For each line in the data below that holds "matplotlib", return a copy.
─── Stored data ───
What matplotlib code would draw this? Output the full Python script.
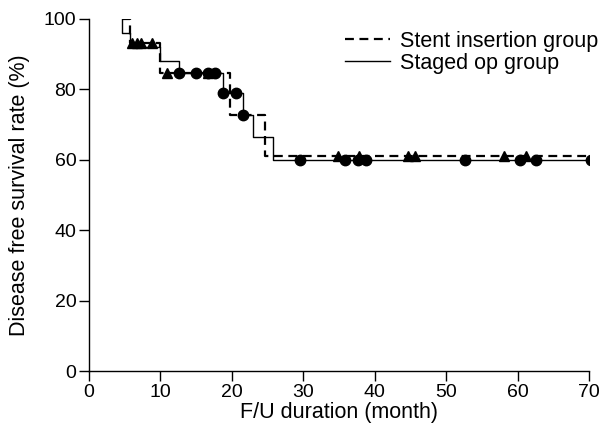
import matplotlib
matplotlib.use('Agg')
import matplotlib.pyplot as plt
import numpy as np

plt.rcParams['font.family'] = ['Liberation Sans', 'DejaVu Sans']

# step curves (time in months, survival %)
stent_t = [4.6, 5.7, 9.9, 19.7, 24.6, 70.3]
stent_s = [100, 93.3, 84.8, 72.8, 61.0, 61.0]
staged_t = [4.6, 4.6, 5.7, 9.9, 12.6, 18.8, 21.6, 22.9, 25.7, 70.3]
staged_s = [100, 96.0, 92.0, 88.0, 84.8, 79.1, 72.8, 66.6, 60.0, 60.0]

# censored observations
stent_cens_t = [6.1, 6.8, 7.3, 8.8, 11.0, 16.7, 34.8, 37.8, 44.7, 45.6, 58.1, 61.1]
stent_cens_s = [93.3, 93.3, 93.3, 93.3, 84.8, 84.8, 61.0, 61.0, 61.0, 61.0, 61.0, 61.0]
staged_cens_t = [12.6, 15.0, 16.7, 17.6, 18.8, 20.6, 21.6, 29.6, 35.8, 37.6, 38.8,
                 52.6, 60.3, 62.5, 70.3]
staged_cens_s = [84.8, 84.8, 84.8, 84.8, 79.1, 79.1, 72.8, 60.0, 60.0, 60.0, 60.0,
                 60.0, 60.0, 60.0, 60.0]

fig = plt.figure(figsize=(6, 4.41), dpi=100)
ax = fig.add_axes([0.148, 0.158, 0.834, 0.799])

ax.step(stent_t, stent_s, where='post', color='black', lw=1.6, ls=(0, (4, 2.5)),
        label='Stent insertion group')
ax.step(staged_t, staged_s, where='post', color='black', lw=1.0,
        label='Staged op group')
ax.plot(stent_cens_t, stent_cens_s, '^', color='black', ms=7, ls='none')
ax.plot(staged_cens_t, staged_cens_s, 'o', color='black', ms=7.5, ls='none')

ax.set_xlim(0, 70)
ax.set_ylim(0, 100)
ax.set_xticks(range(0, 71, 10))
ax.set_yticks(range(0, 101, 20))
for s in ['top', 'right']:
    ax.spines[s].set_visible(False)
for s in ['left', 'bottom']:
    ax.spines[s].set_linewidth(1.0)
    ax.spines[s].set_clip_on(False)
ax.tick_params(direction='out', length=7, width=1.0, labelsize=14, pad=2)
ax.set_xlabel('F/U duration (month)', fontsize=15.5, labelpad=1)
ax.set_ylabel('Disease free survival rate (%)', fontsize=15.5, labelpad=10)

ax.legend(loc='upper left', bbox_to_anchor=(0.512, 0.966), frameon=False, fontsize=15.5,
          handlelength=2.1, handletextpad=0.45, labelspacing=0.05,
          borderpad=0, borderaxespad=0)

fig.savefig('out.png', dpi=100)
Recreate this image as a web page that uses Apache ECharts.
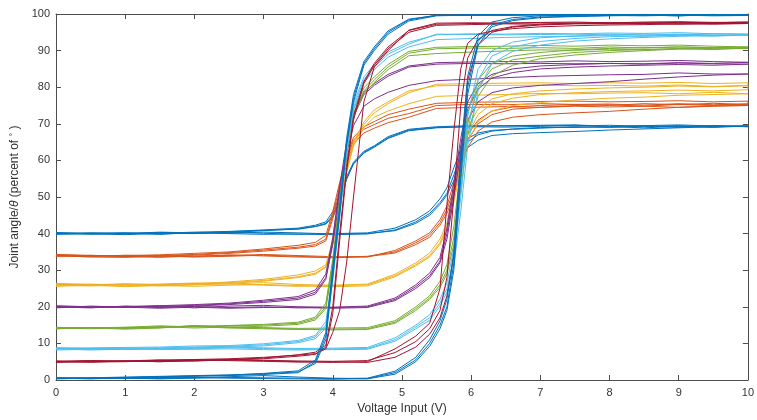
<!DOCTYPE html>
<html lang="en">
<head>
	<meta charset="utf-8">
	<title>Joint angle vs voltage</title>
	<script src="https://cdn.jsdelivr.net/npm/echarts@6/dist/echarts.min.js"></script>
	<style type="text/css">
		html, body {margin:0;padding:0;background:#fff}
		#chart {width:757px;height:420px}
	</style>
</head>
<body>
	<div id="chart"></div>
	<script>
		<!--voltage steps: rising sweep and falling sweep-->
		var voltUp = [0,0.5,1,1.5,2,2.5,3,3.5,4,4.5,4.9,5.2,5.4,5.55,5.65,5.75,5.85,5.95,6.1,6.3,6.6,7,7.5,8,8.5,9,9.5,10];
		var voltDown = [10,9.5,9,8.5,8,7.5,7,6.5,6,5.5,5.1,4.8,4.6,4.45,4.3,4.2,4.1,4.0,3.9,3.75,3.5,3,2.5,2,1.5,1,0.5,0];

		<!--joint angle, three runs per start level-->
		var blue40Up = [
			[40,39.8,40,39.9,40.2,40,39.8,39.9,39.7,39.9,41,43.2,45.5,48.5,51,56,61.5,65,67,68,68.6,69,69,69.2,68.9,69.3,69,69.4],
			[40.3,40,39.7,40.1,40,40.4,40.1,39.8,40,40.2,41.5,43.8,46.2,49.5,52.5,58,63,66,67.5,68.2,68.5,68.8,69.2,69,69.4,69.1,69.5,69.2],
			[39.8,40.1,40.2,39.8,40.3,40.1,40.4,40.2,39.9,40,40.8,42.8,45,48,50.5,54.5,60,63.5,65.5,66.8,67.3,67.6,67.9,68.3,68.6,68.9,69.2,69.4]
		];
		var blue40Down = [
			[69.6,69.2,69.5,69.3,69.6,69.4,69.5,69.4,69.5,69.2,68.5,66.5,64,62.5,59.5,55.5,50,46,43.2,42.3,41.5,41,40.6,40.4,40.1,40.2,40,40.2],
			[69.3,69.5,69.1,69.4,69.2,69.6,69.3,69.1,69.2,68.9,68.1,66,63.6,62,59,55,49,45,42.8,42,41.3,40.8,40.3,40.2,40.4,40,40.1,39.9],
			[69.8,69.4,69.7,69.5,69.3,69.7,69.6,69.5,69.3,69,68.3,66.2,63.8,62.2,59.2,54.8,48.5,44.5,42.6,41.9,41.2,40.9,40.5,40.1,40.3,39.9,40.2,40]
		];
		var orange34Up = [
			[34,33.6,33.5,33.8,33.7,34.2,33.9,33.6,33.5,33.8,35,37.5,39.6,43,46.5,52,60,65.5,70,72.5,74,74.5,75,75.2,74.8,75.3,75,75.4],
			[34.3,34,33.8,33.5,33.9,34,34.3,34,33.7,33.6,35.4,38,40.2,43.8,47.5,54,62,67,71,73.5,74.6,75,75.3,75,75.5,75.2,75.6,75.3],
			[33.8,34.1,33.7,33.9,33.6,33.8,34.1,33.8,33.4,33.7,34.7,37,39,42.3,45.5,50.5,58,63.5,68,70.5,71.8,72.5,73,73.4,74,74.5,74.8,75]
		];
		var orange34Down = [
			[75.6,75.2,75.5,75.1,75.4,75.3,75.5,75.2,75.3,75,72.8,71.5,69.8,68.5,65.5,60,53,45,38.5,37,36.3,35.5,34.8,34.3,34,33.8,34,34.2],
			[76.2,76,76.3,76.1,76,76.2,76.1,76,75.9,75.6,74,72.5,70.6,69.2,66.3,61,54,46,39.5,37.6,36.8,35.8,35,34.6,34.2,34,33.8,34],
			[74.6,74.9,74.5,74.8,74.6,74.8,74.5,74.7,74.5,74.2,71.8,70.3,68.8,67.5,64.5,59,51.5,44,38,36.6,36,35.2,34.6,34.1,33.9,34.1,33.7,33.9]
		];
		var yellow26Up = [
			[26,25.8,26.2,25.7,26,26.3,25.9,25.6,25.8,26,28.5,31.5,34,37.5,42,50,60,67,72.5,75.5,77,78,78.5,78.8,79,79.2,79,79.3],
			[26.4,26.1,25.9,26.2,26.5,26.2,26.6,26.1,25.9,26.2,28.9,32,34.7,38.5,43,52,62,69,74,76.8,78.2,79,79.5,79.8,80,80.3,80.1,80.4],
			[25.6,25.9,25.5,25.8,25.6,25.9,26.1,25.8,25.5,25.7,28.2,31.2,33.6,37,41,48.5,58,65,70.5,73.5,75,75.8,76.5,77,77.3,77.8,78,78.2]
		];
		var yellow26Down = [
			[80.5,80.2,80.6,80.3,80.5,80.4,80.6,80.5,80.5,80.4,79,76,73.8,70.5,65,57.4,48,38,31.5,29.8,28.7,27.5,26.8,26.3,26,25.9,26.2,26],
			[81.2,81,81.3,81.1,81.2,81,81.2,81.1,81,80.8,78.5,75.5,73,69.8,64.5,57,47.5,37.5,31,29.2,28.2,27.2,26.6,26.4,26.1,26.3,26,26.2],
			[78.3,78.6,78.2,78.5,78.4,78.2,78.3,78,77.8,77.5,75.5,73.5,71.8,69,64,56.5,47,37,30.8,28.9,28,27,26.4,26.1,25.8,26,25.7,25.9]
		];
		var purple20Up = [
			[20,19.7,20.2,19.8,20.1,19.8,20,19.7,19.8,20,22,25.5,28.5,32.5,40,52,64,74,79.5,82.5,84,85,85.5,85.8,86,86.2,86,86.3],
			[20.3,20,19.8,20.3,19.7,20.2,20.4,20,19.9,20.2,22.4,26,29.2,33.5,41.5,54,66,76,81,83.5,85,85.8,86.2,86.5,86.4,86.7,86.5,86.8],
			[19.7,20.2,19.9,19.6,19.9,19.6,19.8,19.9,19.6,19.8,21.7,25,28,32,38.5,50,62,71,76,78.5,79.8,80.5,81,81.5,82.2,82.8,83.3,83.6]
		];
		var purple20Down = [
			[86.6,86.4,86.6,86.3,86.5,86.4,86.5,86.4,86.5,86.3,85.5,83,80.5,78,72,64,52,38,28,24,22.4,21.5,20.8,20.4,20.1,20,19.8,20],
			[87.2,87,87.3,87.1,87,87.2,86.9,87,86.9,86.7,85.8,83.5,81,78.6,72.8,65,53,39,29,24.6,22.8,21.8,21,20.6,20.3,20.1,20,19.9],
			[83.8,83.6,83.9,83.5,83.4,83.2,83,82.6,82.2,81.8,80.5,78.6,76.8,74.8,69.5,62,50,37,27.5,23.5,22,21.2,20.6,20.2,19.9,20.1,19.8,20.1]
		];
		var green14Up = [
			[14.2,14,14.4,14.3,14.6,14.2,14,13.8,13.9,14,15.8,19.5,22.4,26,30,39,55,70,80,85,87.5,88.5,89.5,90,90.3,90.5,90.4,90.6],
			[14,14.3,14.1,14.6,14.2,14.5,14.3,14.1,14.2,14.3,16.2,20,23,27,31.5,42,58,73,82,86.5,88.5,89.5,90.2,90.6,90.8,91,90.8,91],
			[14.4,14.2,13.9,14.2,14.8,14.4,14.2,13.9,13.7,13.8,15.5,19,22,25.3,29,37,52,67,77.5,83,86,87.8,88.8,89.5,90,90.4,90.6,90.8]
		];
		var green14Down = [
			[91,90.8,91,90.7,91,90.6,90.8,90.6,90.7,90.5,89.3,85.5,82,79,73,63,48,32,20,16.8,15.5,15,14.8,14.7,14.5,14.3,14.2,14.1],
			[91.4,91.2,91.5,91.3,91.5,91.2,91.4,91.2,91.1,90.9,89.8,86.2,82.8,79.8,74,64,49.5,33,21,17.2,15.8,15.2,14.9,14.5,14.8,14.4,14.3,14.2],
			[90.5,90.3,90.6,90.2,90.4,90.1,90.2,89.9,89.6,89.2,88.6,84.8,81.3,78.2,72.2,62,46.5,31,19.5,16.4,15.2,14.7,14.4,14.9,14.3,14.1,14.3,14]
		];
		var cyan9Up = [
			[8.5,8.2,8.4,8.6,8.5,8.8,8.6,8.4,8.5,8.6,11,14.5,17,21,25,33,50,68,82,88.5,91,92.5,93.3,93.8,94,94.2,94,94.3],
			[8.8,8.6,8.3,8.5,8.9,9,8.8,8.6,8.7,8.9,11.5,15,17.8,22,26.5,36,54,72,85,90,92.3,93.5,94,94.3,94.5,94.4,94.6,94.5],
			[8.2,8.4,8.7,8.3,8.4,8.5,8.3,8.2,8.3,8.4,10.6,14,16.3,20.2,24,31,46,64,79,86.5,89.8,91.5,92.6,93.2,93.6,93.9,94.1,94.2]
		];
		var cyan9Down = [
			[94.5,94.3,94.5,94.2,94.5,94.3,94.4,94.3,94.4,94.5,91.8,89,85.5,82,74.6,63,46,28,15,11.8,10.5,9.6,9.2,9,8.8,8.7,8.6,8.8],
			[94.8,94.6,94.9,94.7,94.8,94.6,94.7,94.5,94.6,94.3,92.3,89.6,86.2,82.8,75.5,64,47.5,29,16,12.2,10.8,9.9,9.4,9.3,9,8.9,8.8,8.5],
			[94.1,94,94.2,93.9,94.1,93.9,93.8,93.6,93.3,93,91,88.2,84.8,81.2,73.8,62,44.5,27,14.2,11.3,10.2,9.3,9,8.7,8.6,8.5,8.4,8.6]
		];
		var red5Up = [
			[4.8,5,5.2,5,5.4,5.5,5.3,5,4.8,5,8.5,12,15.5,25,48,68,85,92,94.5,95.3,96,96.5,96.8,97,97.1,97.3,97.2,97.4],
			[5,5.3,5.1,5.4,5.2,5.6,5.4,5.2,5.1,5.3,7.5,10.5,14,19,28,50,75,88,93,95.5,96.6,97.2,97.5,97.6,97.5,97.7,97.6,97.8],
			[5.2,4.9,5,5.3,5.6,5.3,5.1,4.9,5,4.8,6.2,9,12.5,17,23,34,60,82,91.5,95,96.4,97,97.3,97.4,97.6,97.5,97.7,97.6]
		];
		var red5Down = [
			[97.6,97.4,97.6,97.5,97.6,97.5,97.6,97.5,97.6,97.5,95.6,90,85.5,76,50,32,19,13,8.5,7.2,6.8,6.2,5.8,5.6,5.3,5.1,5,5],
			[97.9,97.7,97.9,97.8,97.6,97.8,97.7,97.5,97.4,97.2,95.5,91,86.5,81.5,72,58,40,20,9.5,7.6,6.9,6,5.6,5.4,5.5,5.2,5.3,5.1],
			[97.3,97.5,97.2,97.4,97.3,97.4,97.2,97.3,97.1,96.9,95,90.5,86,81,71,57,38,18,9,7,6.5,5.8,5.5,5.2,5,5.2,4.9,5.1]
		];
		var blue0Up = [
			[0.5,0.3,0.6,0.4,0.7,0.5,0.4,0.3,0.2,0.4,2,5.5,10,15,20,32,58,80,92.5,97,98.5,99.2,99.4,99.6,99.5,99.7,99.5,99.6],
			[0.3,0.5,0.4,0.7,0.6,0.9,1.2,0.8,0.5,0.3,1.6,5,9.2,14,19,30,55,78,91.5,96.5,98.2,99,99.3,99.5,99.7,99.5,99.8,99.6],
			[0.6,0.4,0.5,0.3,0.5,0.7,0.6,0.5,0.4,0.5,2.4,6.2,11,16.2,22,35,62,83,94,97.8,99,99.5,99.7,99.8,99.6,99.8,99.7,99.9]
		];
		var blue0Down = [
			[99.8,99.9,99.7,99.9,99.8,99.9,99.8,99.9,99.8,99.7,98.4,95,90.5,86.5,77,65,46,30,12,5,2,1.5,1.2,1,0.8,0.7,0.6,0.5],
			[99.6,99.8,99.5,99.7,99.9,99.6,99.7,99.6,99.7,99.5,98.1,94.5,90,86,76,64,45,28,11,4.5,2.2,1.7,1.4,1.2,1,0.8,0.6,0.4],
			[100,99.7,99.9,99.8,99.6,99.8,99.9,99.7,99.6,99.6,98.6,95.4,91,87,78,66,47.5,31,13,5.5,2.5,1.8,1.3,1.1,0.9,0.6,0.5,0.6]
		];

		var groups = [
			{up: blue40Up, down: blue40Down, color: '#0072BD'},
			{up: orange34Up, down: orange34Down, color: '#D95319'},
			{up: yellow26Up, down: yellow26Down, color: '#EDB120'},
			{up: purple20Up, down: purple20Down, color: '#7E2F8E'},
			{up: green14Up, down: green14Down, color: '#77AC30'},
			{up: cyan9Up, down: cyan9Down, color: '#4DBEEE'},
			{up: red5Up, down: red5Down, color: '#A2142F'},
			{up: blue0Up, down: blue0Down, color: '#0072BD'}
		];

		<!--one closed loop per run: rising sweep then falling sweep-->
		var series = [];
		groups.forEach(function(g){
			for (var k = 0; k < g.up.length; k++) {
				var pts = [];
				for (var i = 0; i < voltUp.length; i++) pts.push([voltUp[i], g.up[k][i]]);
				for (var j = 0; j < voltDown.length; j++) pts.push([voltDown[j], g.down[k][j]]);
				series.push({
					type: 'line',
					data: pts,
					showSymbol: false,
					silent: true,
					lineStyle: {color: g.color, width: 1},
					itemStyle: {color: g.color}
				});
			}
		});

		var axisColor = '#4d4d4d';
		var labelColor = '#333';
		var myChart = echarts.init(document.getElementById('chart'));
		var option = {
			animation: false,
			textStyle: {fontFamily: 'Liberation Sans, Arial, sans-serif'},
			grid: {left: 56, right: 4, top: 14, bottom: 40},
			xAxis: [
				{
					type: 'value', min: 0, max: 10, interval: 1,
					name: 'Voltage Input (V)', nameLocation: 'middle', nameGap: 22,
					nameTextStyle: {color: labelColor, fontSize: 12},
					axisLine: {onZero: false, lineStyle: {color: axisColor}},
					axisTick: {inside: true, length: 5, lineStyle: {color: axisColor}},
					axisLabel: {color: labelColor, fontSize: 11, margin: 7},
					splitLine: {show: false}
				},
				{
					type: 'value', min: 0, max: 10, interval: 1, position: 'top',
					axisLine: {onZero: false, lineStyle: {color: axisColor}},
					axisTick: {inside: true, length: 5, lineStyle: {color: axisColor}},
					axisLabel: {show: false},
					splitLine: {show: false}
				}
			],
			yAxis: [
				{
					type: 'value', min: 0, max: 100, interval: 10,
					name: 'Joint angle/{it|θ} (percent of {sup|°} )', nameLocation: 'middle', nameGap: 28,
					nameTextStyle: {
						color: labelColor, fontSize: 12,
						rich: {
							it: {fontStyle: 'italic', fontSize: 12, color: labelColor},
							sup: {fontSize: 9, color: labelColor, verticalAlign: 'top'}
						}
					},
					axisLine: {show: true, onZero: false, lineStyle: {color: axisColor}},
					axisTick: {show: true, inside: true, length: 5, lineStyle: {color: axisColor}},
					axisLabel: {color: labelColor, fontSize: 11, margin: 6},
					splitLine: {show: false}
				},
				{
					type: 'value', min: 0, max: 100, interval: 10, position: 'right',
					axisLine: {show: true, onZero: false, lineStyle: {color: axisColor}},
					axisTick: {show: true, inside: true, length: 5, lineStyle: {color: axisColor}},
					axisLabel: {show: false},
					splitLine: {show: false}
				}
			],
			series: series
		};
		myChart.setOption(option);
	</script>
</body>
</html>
───
> Answer in full:
What matplotlib code would draw this? Output the full Python script.
import matplotlib
matplotlib.use('Agg')
import matplotlib.pyplot as plt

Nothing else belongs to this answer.